# EXERCISE TASK
Omit all images, then repeat exactly the lines below from the one containing "Output the Python" through the one containing "plt.rcParams['hatch.linewidth'] = 0.7", both ends included.

# SUPPLIED MATERIAL
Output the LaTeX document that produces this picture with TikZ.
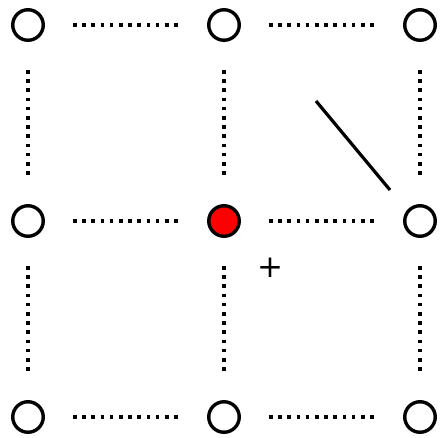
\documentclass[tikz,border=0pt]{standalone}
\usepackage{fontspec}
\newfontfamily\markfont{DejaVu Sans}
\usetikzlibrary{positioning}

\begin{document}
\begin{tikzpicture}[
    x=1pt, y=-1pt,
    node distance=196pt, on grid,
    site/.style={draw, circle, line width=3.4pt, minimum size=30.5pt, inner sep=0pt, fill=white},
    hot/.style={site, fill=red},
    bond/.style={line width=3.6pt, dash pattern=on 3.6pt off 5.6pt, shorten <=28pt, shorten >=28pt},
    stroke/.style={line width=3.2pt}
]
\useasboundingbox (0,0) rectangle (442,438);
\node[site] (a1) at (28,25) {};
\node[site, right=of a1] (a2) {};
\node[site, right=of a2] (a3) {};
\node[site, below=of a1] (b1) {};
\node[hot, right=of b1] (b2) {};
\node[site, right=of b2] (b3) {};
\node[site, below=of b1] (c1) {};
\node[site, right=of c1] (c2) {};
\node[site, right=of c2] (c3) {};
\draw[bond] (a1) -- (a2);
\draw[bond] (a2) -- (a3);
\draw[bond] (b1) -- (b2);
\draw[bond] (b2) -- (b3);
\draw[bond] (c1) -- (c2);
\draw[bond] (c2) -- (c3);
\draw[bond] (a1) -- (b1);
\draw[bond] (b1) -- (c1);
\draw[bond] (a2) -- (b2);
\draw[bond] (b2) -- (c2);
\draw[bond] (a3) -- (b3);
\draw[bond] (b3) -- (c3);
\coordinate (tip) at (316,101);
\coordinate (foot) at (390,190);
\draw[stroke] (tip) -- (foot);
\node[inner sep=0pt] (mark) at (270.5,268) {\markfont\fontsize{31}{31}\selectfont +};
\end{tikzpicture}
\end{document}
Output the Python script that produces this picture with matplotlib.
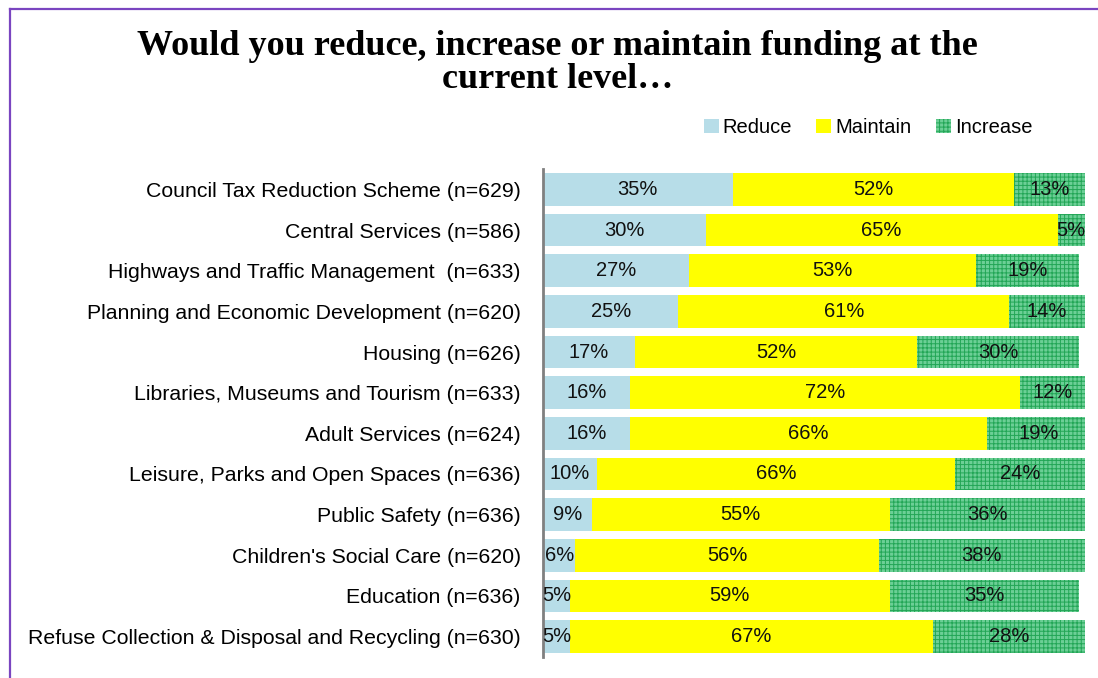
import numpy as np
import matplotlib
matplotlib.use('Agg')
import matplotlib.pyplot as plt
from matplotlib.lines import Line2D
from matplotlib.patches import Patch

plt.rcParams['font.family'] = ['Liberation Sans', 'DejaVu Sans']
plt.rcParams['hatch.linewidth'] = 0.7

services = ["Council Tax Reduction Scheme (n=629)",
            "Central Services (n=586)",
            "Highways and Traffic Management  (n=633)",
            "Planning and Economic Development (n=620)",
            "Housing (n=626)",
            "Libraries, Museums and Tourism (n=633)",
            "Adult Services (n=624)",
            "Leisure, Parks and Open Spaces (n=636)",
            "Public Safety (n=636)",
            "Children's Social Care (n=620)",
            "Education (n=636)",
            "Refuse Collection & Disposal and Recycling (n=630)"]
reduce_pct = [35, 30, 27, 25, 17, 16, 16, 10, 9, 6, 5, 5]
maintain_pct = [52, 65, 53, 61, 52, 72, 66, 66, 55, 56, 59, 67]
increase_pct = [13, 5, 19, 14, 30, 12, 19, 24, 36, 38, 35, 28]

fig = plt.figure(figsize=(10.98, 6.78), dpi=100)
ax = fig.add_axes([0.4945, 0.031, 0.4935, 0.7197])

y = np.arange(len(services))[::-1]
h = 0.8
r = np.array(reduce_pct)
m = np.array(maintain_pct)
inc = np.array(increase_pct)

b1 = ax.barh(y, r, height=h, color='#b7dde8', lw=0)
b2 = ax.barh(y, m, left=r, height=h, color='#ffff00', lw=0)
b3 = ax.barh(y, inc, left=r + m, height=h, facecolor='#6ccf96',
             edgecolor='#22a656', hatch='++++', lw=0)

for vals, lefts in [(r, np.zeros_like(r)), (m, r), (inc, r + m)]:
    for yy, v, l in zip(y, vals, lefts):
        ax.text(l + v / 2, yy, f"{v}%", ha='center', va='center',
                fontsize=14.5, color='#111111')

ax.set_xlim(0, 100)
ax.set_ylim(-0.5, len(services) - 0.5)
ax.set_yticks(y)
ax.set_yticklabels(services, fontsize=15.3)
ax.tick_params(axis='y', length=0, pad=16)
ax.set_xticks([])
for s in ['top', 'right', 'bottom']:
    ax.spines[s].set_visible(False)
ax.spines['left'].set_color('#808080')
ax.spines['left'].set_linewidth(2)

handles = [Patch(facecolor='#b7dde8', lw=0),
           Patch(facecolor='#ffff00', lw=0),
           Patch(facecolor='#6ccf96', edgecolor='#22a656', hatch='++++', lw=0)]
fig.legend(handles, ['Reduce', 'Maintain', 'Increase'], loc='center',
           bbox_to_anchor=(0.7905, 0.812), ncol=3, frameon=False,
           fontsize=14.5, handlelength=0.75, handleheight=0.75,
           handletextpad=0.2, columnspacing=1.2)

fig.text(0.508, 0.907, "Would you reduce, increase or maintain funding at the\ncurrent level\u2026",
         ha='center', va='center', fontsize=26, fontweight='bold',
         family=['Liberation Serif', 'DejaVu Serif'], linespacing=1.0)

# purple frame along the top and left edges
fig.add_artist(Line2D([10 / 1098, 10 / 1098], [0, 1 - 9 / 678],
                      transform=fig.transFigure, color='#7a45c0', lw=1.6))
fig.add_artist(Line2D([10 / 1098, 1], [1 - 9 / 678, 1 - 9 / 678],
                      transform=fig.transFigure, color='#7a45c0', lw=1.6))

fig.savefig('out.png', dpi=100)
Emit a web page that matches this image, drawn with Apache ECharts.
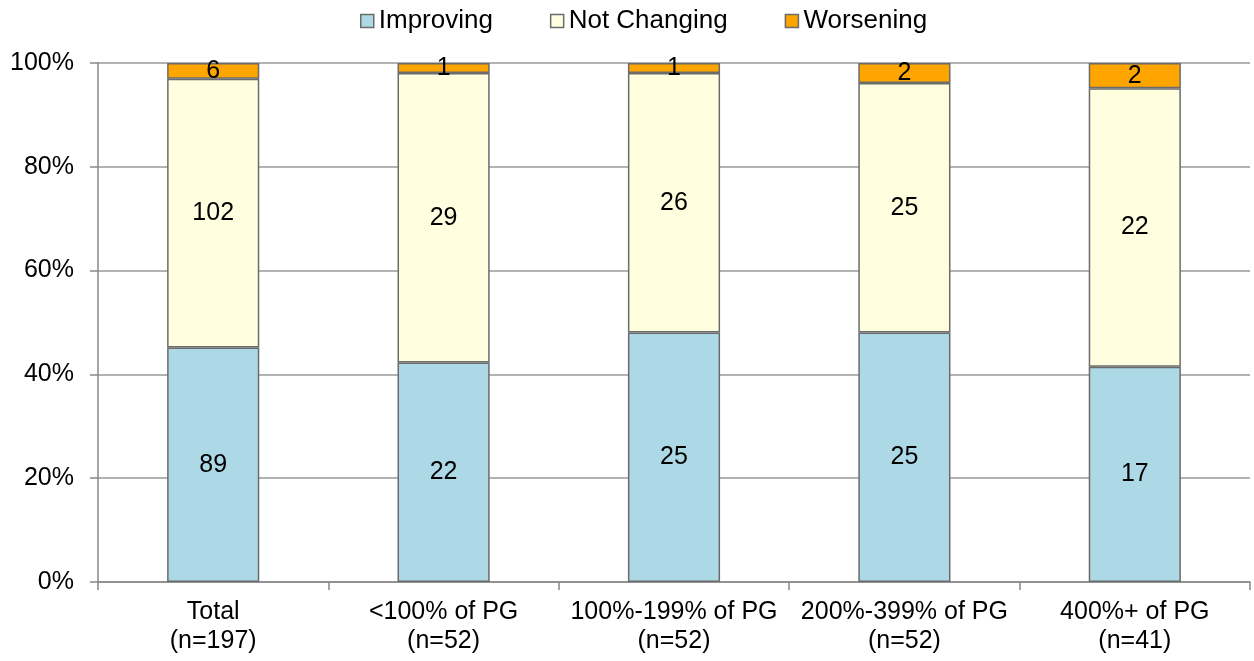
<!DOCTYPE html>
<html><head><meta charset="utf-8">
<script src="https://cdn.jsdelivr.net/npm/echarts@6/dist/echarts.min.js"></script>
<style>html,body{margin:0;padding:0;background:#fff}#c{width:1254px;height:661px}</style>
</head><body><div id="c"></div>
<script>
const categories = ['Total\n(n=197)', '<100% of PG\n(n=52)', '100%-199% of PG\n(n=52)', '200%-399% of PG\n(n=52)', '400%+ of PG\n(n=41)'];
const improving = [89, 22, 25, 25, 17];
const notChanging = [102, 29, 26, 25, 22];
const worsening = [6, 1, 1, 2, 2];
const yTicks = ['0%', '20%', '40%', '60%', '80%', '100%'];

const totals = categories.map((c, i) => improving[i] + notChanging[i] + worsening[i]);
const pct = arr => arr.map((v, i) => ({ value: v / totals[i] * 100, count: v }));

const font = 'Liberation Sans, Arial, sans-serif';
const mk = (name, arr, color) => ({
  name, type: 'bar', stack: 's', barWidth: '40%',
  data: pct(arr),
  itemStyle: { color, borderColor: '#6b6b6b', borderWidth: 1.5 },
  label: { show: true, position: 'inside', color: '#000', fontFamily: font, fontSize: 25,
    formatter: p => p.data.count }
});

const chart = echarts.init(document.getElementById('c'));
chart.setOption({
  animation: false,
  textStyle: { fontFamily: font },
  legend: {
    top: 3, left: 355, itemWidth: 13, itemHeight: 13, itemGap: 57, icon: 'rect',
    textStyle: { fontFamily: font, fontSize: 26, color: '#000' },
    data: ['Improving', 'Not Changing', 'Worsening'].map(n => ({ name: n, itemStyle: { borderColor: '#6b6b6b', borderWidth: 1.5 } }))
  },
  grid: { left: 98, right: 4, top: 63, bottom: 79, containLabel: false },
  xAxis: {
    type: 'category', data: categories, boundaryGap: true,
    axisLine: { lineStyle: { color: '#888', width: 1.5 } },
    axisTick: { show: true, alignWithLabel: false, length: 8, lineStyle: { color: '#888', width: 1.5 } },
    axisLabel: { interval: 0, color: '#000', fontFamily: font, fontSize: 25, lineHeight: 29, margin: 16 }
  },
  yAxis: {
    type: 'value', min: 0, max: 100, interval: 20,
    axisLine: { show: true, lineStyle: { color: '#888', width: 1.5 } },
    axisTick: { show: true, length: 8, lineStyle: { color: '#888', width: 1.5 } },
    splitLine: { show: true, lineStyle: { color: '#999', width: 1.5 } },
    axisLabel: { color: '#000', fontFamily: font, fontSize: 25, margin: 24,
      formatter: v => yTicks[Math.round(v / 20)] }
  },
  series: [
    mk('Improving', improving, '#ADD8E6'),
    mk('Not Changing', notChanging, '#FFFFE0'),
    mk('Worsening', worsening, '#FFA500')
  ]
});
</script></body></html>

# WRITTEN ANSWER
Output the Python script that produces this picture with matplotlib.
import numpy as np
import matplotlib
matplotlib.use('Agg')
import matplotlib.pyplot as plt
from matplotlib.lines import Line2D
from matplotlib.patches import Patch

plt.rcParams['font.family'] = ['Liberation Sans', 'DejaVu Sans']
plt.rcParams['hatch.linewidth'] = 0.7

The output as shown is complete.